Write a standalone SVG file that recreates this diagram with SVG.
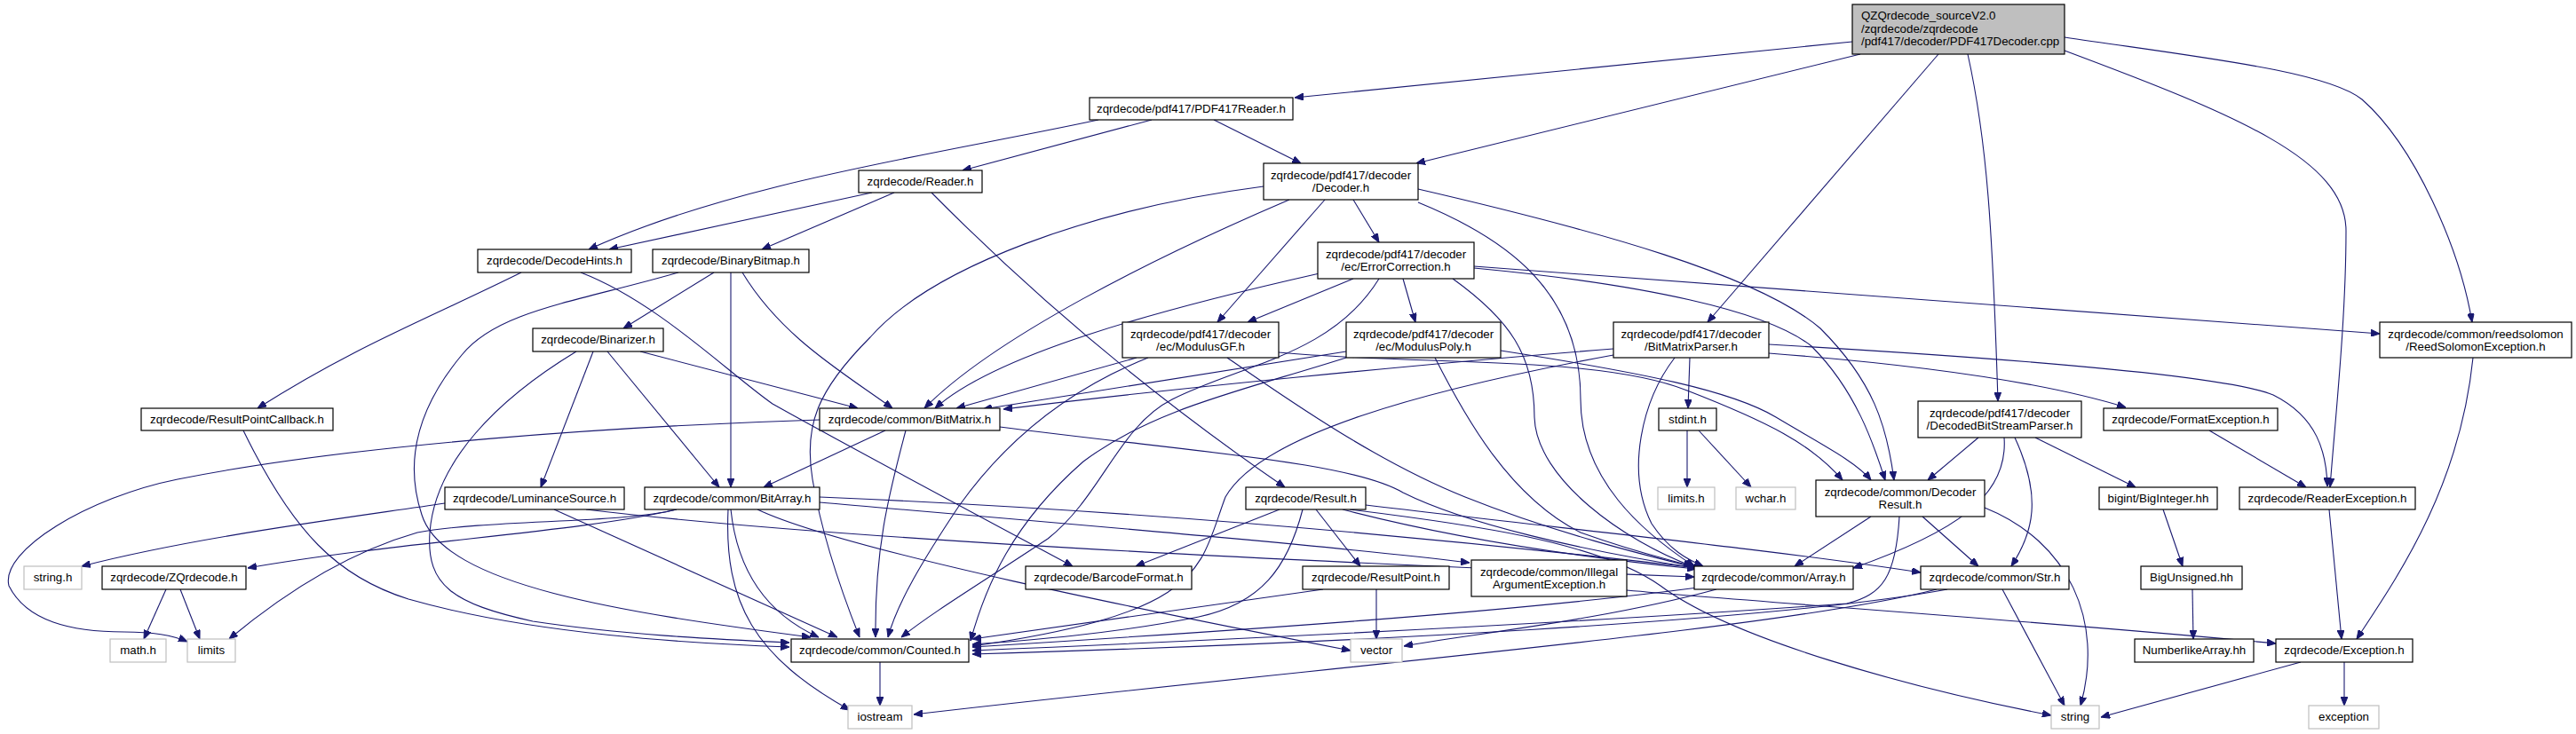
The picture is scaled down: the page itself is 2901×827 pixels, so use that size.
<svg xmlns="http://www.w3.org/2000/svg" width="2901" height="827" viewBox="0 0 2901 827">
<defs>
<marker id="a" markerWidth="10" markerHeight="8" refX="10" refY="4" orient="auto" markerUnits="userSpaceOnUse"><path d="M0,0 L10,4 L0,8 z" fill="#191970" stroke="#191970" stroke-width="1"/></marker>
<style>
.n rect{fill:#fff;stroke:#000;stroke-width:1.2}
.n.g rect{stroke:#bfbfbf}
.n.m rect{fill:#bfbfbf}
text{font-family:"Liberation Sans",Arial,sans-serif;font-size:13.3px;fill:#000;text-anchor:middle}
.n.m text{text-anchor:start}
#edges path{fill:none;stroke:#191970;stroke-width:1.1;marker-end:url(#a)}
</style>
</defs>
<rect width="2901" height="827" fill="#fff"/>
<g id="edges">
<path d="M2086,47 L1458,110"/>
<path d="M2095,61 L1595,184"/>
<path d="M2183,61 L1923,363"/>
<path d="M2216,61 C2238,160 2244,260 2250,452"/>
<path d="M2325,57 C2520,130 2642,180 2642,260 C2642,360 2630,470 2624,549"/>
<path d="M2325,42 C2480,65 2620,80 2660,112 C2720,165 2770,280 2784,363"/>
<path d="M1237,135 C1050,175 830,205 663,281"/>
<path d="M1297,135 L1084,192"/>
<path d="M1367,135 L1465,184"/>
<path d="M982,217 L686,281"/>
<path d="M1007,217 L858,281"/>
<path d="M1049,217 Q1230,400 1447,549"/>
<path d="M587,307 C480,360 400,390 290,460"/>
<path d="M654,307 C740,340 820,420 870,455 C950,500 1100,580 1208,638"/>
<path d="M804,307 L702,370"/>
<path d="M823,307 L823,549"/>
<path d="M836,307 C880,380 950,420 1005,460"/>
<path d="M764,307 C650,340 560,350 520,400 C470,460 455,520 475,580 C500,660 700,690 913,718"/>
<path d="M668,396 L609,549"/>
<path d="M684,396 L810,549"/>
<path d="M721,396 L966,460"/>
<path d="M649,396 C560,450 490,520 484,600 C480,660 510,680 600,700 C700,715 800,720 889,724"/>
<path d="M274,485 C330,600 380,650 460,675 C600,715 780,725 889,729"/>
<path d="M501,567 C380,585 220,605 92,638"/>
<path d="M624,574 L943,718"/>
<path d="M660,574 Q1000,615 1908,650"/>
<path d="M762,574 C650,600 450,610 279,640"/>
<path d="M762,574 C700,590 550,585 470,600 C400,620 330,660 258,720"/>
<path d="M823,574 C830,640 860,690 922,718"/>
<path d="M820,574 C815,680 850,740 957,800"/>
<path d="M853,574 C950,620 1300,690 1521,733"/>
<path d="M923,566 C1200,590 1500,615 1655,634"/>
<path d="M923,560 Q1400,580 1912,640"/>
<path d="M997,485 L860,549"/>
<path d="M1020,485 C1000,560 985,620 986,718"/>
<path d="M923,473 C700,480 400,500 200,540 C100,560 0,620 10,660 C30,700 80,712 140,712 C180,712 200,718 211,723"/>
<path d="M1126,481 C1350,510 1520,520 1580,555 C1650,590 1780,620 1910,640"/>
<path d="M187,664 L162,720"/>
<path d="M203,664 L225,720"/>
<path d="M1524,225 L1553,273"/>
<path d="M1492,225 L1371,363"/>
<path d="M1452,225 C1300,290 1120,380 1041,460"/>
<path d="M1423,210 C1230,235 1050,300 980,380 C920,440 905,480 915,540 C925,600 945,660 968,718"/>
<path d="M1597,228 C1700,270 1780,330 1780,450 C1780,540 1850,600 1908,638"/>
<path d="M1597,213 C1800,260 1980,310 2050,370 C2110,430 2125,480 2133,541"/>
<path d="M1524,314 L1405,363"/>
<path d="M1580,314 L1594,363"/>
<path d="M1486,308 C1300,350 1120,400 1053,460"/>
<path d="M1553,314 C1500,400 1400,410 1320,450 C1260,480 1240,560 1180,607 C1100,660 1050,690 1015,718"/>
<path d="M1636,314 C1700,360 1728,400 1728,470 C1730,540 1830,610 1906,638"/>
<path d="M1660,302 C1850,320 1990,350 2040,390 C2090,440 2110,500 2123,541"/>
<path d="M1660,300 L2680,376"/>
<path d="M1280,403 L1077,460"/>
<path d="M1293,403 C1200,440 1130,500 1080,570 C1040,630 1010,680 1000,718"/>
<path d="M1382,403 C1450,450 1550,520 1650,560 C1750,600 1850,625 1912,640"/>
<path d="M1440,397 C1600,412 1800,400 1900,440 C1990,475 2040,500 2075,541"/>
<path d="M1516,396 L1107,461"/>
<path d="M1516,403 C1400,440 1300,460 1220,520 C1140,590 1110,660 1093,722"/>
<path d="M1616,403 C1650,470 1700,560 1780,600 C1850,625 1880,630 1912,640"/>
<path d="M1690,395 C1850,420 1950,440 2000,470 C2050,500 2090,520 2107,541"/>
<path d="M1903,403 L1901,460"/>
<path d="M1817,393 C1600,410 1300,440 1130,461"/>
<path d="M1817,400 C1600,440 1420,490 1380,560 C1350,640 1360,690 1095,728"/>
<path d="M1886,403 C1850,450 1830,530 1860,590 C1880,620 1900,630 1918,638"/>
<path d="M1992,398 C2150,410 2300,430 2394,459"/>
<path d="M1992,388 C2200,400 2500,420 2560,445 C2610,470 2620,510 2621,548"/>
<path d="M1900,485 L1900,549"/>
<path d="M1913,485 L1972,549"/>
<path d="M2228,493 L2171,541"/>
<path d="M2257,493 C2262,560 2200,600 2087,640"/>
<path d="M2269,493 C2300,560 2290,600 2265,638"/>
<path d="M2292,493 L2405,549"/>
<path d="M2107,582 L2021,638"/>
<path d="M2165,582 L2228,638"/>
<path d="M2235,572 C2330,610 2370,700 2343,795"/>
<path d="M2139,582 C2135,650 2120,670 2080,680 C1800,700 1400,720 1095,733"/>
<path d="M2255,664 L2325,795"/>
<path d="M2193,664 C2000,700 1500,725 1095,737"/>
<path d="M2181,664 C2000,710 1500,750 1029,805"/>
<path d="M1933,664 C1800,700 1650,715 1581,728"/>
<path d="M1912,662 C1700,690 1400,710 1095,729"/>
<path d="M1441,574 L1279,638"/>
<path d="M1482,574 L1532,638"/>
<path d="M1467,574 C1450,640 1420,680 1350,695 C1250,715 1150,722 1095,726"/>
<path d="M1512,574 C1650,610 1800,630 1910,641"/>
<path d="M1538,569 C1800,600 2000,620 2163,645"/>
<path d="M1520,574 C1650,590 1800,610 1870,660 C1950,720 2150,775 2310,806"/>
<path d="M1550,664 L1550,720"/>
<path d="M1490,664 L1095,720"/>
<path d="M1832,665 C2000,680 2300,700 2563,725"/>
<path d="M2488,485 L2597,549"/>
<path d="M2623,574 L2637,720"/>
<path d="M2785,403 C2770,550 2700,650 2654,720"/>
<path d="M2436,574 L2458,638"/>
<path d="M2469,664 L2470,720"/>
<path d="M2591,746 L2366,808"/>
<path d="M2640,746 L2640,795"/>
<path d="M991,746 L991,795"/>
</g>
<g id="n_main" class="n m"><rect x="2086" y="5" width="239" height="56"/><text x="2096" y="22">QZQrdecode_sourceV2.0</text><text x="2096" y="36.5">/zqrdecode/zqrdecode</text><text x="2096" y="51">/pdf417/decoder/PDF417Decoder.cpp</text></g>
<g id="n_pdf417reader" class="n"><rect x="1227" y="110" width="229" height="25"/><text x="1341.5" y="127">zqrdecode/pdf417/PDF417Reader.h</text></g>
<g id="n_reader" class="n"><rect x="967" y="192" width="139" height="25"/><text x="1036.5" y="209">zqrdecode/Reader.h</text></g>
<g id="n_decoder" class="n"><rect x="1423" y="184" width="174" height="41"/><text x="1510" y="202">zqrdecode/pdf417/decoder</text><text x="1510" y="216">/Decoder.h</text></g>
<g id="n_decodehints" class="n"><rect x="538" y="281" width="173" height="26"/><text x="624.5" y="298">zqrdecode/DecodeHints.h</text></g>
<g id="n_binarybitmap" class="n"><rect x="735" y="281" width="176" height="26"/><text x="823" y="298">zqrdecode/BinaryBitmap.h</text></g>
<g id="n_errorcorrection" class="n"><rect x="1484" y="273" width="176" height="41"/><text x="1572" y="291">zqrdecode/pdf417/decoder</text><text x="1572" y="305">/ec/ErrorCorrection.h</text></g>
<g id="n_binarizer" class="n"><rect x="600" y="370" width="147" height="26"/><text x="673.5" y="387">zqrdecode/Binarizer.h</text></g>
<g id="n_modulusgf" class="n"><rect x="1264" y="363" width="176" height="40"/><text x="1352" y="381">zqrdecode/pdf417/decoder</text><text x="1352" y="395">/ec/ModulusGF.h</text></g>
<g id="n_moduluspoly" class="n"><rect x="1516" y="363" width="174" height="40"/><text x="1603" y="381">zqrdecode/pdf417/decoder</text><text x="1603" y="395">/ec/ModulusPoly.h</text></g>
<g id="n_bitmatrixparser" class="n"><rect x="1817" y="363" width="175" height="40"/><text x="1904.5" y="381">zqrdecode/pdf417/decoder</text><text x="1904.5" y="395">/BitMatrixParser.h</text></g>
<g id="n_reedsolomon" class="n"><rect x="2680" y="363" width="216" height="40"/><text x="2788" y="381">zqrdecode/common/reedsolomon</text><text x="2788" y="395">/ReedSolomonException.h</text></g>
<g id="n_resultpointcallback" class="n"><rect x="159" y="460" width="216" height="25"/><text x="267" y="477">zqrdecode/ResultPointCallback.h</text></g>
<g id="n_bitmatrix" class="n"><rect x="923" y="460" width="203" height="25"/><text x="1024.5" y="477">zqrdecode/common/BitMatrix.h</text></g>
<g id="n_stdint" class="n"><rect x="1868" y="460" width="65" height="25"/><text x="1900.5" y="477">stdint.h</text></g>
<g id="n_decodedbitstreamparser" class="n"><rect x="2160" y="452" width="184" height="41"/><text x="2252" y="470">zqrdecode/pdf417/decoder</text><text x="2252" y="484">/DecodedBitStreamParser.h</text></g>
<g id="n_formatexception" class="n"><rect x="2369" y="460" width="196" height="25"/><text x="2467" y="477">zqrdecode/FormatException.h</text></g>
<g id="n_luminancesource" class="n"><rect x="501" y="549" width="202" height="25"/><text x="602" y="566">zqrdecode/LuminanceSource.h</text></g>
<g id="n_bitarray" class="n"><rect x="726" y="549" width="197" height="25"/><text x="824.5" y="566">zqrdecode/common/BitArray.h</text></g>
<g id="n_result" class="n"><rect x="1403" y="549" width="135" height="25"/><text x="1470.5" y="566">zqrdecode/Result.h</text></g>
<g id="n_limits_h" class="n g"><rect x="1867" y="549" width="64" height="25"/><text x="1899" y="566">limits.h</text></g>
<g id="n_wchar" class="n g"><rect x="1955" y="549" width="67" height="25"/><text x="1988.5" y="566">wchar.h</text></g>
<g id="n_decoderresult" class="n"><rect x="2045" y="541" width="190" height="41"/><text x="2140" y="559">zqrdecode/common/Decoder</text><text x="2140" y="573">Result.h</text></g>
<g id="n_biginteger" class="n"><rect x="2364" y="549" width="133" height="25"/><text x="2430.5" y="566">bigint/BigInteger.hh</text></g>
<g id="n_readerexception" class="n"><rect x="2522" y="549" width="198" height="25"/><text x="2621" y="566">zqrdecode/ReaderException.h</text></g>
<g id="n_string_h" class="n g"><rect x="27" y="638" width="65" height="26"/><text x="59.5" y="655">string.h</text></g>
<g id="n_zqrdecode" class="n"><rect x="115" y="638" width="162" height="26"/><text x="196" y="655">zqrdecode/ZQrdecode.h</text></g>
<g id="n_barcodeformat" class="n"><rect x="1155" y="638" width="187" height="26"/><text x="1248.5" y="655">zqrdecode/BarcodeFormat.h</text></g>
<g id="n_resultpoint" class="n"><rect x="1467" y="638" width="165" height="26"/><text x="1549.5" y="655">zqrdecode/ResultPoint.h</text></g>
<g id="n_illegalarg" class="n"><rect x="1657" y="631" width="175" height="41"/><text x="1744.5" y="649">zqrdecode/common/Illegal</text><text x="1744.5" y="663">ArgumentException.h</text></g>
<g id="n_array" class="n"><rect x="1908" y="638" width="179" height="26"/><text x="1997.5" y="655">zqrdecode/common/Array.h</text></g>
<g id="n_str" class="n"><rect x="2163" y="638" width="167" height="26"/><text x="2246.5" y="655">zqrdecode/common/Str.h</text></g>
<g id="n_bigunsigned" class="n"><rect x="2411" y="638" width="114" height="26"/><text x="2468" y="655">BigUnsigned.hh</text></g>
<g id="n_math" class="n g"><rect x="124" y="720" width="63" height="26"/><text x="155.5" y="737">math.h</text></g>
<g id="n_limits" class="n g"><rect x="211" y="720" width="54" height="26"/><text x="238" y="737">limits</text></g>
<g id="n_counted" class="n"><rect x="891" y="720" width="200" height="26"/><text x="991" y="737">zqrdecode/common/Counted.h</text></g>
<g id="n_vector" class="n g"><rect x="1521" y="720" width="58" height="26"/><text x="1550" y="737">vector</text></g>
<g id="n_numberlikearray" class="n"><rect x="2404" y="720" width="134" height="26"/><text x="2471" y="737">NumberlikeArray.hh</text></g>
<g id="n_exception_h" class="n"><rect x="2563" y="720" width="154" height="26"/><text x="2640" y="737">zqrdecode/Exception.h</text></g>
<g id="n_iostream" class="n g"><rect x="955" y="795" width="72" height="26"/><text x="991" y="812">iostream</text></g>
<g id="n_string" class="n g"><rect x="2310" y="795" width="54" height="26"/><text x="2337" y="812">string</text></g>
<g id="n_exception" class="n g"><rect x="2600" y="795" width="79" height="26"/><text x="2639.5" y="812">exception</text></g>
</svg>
================================
> _Objective_
Take each line containing the string "that" and copy it out.

> _Task output_
Write a standalone SVG file that recreates this diagram with SVG.
The picture is scaled down: the page itself is 2901×827 pixels, so use that size.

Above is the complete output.